Selon de nombreux médias, dont l’AFP, le chef historique de Boko Haram, Abubakar Shekau, serait « grièvement blessé ». Cependant, il s’agira de la 44e annonce de sa mort ou blessure depuis 2009.
Selon deux sources de l’AFP, le chef nigérian de Boko Haram, Abubakar Shekau, aurait été grièvement blessé. Selon ces sources, Shekau aurait tenté de se suicider pour éviter d’être capturé. Toutefois, les deux versions divergent.
Des paradoxes et des doutes
La première histoire relate des affrontements avec des « terroristes rivaux » alliés à l’Etat Islamique (Daech). Les détails vont plus loin en situant l’heure et l’endroit. L’évènement aurait eu lieu dans le Nord nigérien, à Borno, pendant la matinée du 20 mai. Selon cette version des faits, Shekau se serait tiré une balle, afin de ne pas être capturé par Daech. A savoir que les mêmes médias qui racontent cela ont affirmé par le passé l’appartenance de Shekau à Daech. L’AFP avait même précisé qu’il en serait le représentant au Nigéria.
La seconde version parle de ces mêmes alliés de Daech, qui auraient envahi le bastion de Boko Haram de la forêt de Sambisa.
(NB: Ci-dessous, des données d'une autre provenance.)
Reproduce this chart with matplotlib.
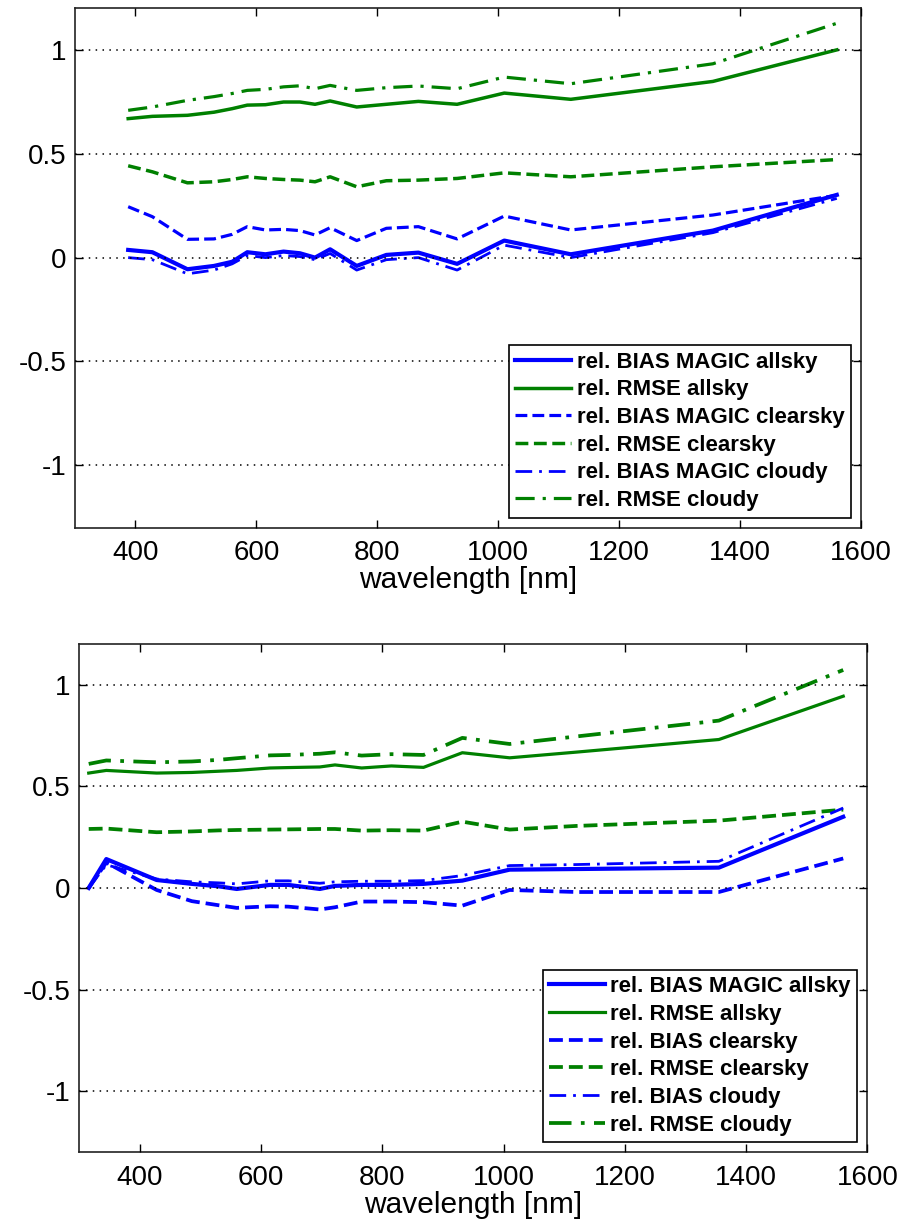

Ils auraient tué les gardes du corps de Shekau, l’auraient capturé et essayé de l’obliger à déclarer son allégeance à Daech. Il faut souligner que cette seconde faction des médias a aussi affirmé à maintes reprises l’appartenance de Shekau à Daech. Il aurait ensuite actionné un explosif. Shekau en aurait profité pour s’enfuir selon certains, et il serait mort selon d’autres.
En tout cas, ces annonces, dont la source serait « des agents des renseignements », constituent la 44e fois où le chef de Boko Haram est déclaré mort ou blessé. Et Shekau en avait profité pour déplacer son bataillon, pour disparaitre, ou pour narguer les médias et les autorités à plusieurs reprises. De plus, ce genre de tactiques est très courant parmi les commandants des groupes terroristes. Un très grand doute plane donc sur la véracité de ces propos. Et les paradoxes entre les versions confirment ce doute. Abubakar Shekau, de ses nombreux alias, a été le chef de la faction nigériane de Boko Haram, ainsi que le co-fondateur du groupe terroriste.
Abubakar Shekau en guerre avec Daech ?
Après la « grande scission » du groupe en 2016, Shekau s’était installé, en effet, dans la région du lac Tchad. L’autre moitié du groupe, loyale à Abou Mosab al-Barnaoui (destitué depuis), fait partie, depuis des années, de l’Etat Islamique dans l’Afrique de l’Ouest (EIAO). Il serait pertinent de préciser que le groupe terroriste Boko Haram a revendiqué les attentats récents au Nord nigérian. Au vu de la célébrité du groupe, il est fréquent que les médias occidentaux lui imputent tous les attentats au Nigéria. Or, des dizaines de milices sévissent dans le pays, aux objectifs et méthodes diverses.
Pour cette raison, le gouvernement nigérian parle de « bandits », par exemple dans le cas d’enlèvement d’enfants. L’incapacité de communiquer sur ces exactions relève de la faible présence de l’Etat nigérian dans les régions du Nord. Le gouvernement de Muhammadu Buhari aurait même payé une partie des rançons demandées par ces « bandits », à de nombreuses reprises. L’impossibilité d’exténuer la menace terroriste au Nigéria a même mené le président à demander de l’aide aux Etats-Unis.
Les quelques certitudes pour le moment sont peu nombreuses. Boko Haram mène une offensive d’envergure au Nigéria depuis début avril. Les forces armées nigérianes avaient cédé trois points de ravitaillement à Boko Haram à la fin du mois. Le groupe s’était retiré vers Sambisa début mai. Et dans toutes les attaques menées depuis le début de l’offensive, Shekau n’a jamais été au front. Surtout, malgré les rivalités entre Boko Haram et Daech, les deux groupes terroristes ne sont pas en conflit direct depuis 2017. En effet, la faction de Boko Haram présente à l’Ouest du Niger n’est pas celle d’Abubakar Shekau. Enfin, au Nigéria, Boko Haram est un parmi au moins 67 groupes armés terroristes.